#### [INSTRUCTION]
Transcribe the whole listing below without changing a word, but leave out every image.

#### [DATASET EXTRACT]
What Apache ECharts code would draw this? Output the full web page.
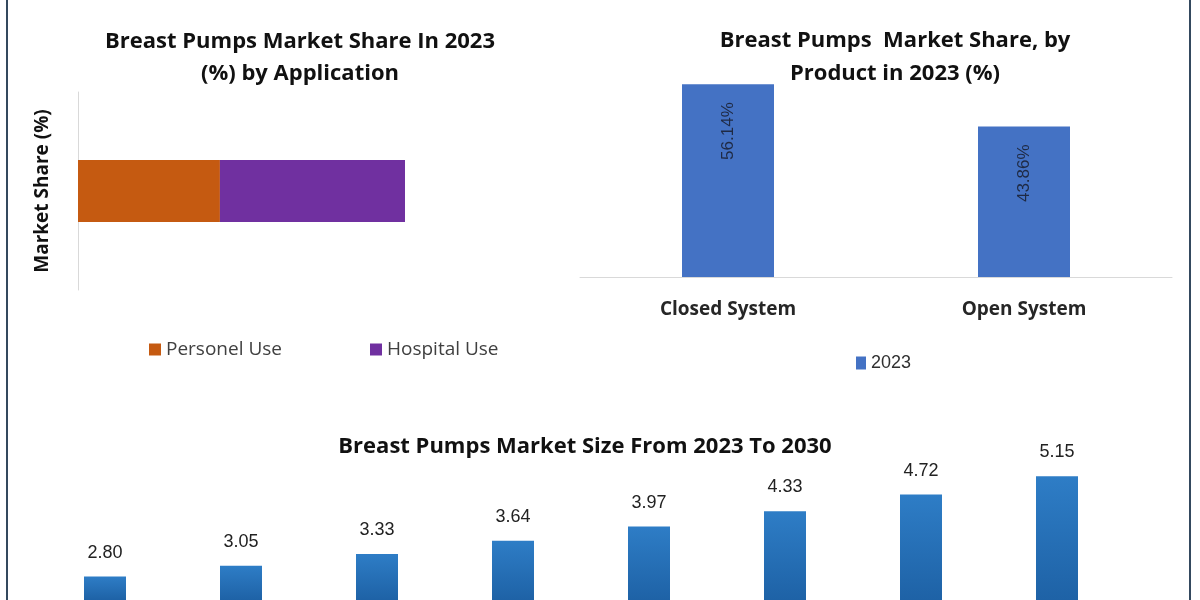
<!DOCTYPE html>
<html>
<head>
<meta charset="utf-8">
<script src="https://cdn.jsdelivr.net/npm/echarts@6/dist/echarts.min.js"></script>
<style>
html,body{margin:0;padding:0;background:#fff;}
#wrap{position:relative;width:1200px;height:600px;overflow:hidden;}
#chart{position:absolute;left:0;top:0;width:1200px;height:600px;}
#frame{position:absolute;left:6px;top:0;width:1181px;height:600px;border-left:2px solid #34495e;border-right:2px solid #34495e;pointer-events:none;}
</style>
</head>
<body>
<div id="wrap"><div id="chart"></div><div id="frame"></div></div>
<script>
// Chart 1: market share by application (%)
const appCategories = ['2023'];
const personalUse = [43.4];
const hospitalUse = [56.6];
// Chart 2: market share by product (%)
const productCategories = ['Closed System', 'Open System'];
const productShare = [56.14, 43.86];
// Chart 3: market size 2023-2030
const years = ['2023', '2024', '2025', '2026', '2027', '2028', '2029', '2030'];
const marketSize = [2.80, 3.05, 3.33, 3.64, 3.97, 4.33, 4.72, 5.15];

const titleFont = '"Open Sans", Lato, sans-serif';
const textFont = '"Open Sans", Lato, sans-serif';
const numFont = '"Liberation Sans", Arial, sans-serif';
const chart = echarts.init(document.getElementById('chart'));
chart.setOption({
  animation: false,
  backgroundColor: 'transparent',
  title: [
    {text: 'Breast Pumps Market Share In 2023\n(%) by Application', left: 295, top: 21, textAlign: 'center',
     textStyle: {fontFamily: titleFont, fontWeight: 'bold', fontSize: 22, lineHeight: 32, color: '#111'}},
    {text: 'Breast Pumps  Market Share, by\nProduct in 2023 (%)', left: 890, top: 19, textAlign: 'center',
     textStyle: {fontFamily: titleFont, fontWeight: 'bold', fontSize: 22, lineHeight: 33, color: '#111'}},
    {text: 'Breast Pumps Market Size From 2023 To 2030', left: 580, top: 431, textAlign: 'center',
     textStyle: {fontFamily: titleFont, fontWeight: 'bold', fontSize: 22, color: '#111'}}
  ],
  legend: [
    {data: ['Personel Use', 'Hospital Use'], left: 144, top: 335, icon: 'rect', itemWidth: 12, itemHeight: 12, itemGap: 88,
     textStyle: {fontFamily: textFont, fontSize: 19, color: '#404040'}},
    {data: ['2023'], left: 851, top: 349, icon: 'rect', itemWidth: 10, itemHeight: 13,
     textStyle: {fontFamily: numFont, fontSize: 18, color: '#303030'}}
  ],
  grid: [
    {left: 78, top: 92, width: 327, height: 198},
    {left: 580, top: 71, width: 592, height: 206},
    {left: 37, top: 440, width: 1088, height: 160}
  ],
  xAxis: [
    {gridIndex: 0, type: 'value', min: 0, max: 100, show: false},
    {gridIndex: 1, type: 'category', data: productCategories,
     axisLine: {lineStyle: {color: '#d9d9d9', width: 1}}, axisTick: {show: false},
     axisLabel: {margin: 23, fontFamily: titleFont, fontWeight: 'bold', fontSize: 19, color: '#262626'}},
    {gridIndex: 2, type: 'category', data: years, show: false}
  ],
  yAxis: [
    {gridIndex: 0, type: 'category', data: appCategories,
     axisLine: {show: true, lineStyle: {color: '#d9d9d9', width: 1}}, axisTick: {show: false}, axisLabel: {show: false},
     name: 'Market Share (%)', nameLocation: 'middle', nameRotate: 90, nameGap: 26,
     nameTextStyle: {fontFamily: titleFont, fontWeight: 'bold', fontSize: 19, color: '#111'}},
    {gridIndex: 1, type: 'value', min: 0, max: 60, show: false, splitLine: {show: false}},
    {gridIndex: 2, type: 'value', min: 2.25, max: 6, show: false, splitLine: {show: false}}
  ],
  series: [
    {name: 'Personel Use', type: 'bar', stack: 'app', xAxisIndex: 0, yAxisIndex: 0, data: personalUse, barWidth: 62,
     itemStyle: {color: '#C55A11'}},
    {name: 'Hospital Use', type: 'bar', stack: 'app', xAxisIndex: 0, yAxisIndex: 0, data: hospitalUse, barWidth: 62,
     itemStyle: {color: '#7030A0'}},
    {name: '2023', type: 'bar', xAxisIndex: 1, yAxisIndex: 1, data: productShare, barWidth: 92,
     itemStyle: {color: '#4472C4'},
     label: {show: true, position: 'insideTop', distance: 18, rotate: 90, align: 'right', verticalAlign: 'middle',
       formatter: p => p.value.toFixed(2) + '%',
       fontFamily: numFont, fontSize: 17, color: '#1f2a44'}},
    {name: 'Market Size', type: 'bar', xAxisIndex: 2, yAxisIndex: 2, data: marketSize, barWidth: 42,
     itemStyle: {color: {type: 'linear', x: 0, y: 0, x2: 0, y2: 1,
       colorStops: [{offset: 0, color: '#2E7DC6'}, {offset: 1, color: '#1E62A6'}]}},
     label: {show: true, position: 'top', distance: 15,
       formatter: p => p.value.toFixed(2),
       fontFamily: numFont, fontSize: 18, color: '#222'}}
  ]
});
</script>
</body>
</html>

#### [RIGHT ANSWER]
What Apache ECharts code would draw this? Output the full web page.
<!DOCTYPE html>
<html>
<head>
<meta charset="utf-8">
<script src="https://cdn.jsdelivr.net/npm/echarts@6/dist/echarts.min.js"></script>
<style>
html,body{margin:0;padding:0;background:#fff;}
#wrap{position:relative;width:1200px;height:600px;overflow:hidden;}
#chart{position:absolute;left:0;top:0;width:1200px;height:600px;}
#frame{position:absolute;left:6px;top:0;width:1181px;height:600px;border-left:2px solid #34495e;border-right:2px solid #34495e;pointer-events:none;}
</style>
</head>
<body>
<div id="wrap"><div id="chart"></div><div id="frame"></div></div>
<script>
// Chart 1: market share by application (%)
const appCategories = ['2023'];
const personalUse = [43.4];
const hospitalUse = [56.6];
// Chart 2: market share by product (%)
const productCategories = ['Closed System', 'Open System'];
const productShare = [56.14, 43.86];
// Chart 3: market size 2023-2030
const years = ['2023', '2024', '2025', '2026', '2027', '2028', '2029', '2030'];
const marketSize = [2.80, 3.05, 3.33, 3.64, 3.97, 4.33, 4.72, 5.15];

const titleFont = '"Open Sans", Lato, sans-serif';
const textFont = '"Open Sans", Lato, sans-serif';
const numFont = '"Liberation Sans", Arial, sans-serif';
const chart = echarts.init(document.getElementById('chart'));
chart.setOption({
  animation: false,
  backgroundColor: 'transparent',
  title: [
    {text: 'Breast Pumps Market Share In 2023\n(%) by Application', left: 295, top: 21, textAlign: 'center',
     textStyle: {fontFamily: titleFont, fontWeight: 'bold', fontSize: 22, lineHeight: 32, color: '#111'}},
    {text: 'Breast Pumps  Market Share, by\nProduct in 2023 (%)', left: 890, top: 19, textAlign: 'center',
     textStyle: {fontFamily: titleFont, fontWeight: 'bold', fontSize: 22, lineHeight: 33, color: '#111'}},
    {text: 'Breast Pumps Market Size From 2023 To 2030', left: 580, top: 431, textAlign: 'center',
     textStyle: {fontFamily: titleFont, fontWeight: 'bold', fontSize: 22, color: '#111'}}
  ],
  legend: [
    {data: ['Personel Use', 'Hospital Use'], left: 144, top: 335, icon: 'rect', itemWidth: 12, itemHeight: 12, itemGap: 88,
     textStyle: {fontFamily: textFont, fontSize: 19, color: '#404040'}},
    {data: ['2023'], left: 851, top: 349, icon: 'rect', itemWidth: 10, itemHeight: 13,
     textStyle: {fontFamily: numFont, fontSize: 18, color: '#303030'}}
  ],
  grid: [
    {left: 78, top: 92, width: 327, height: 198},
    {left: 580, top: 71, width: 592, height: 206},
    {left: 37, top: 440, width: 1088, height: 160}
  ],
  xAxis: [
    {gridIndex: 0, type: 'value', min: 0, max: 100, show: false},
    {gridIndex: 1, type: 'category', data: productCategories,
     axisLine: {lineStyle: {color: '#d9d9d9', width: 1}}, axisTick: {show: false},
     axisLabel: {margin: 23, fontFamily: titleFont, fontWeight: 'bold', fontSize: 19, color: '#262626'}},
    {gridIndex: 2, type: 'category', data: years, show: false}
  ],
  yAxis: [
    {gridIndex: 0, type: 'category', data: appCategories,
     axisLine: {show: true, lineStyle: {color: '#d9d9d9', width: 1}}, axisTick: {show: false}, axisLabel: {show: false},
     name: 'Market Share (%)', nameLocation: 'middle', nameRotate: 90, nameGap: 26,
     nameTextStyle: {fontFamily: titleFont, fontWeight: 'bold', fontSize: 19, color: '#111'}},
    {gridIndex: 1, type: 'value', min: 0, max: 60, show: false, splitLine: {show: false}},
    {gridIndex: 2, type: 'value', min: 2.25, max: 6, show: false, splitLine: {show: false}}
  ],
  series: [
    {name: 'Personel Use', type: 'bar', stack: 'app', xAxisIndex: 0, yAxisIndex: 0, data: personalUse, barWidth: 62,
     itemStyle: {color: '#C55A11'}},
    {name: 'Hospital Use', type: 'bar', stack: 'app', xAxisIndex: 0, yAxisIndex: 0, data: hospitalUse, barWidth: 62,
     itemStyle: {color: '#7030A0'}},
    {name: '2023', type: 'bar', xAxisIndex: 1, yAxisIndex: 1, data: productShare, barWidth: 92,
     itemStyle: {color: '#4472C4'},
     label: {show: true, position: 'insideTop', distance: 18, rotate: 90, align: 'right', verticalAlign: 'middle',
       formatter: p => p.value.toFixed(2) + '%',
       fontFamily: numFont, fontSize: 17, color: '#1f2a44'}},
    {name: 'Market Size', type: 'bar', xAxisIndex: 2, yAxisIndex: 2, data: marketSize, barWidth: 42,
     itemStyle: {color: {type: 'linear', x: 0, y: 0, x2: 0, y2: 1,
       colorStops: [{offset: 0, color: '#2E7DC6'}, {offset: 1, color: '#1E62A6'}]}},
     label: {show: true, position: 'top', distance: 15,
       formatter: p => p.value.toFixed(2),
       fontFamily: numFont, fontSize: 18, color: '#222'}}
  ]
});
</script>
</body>
</html>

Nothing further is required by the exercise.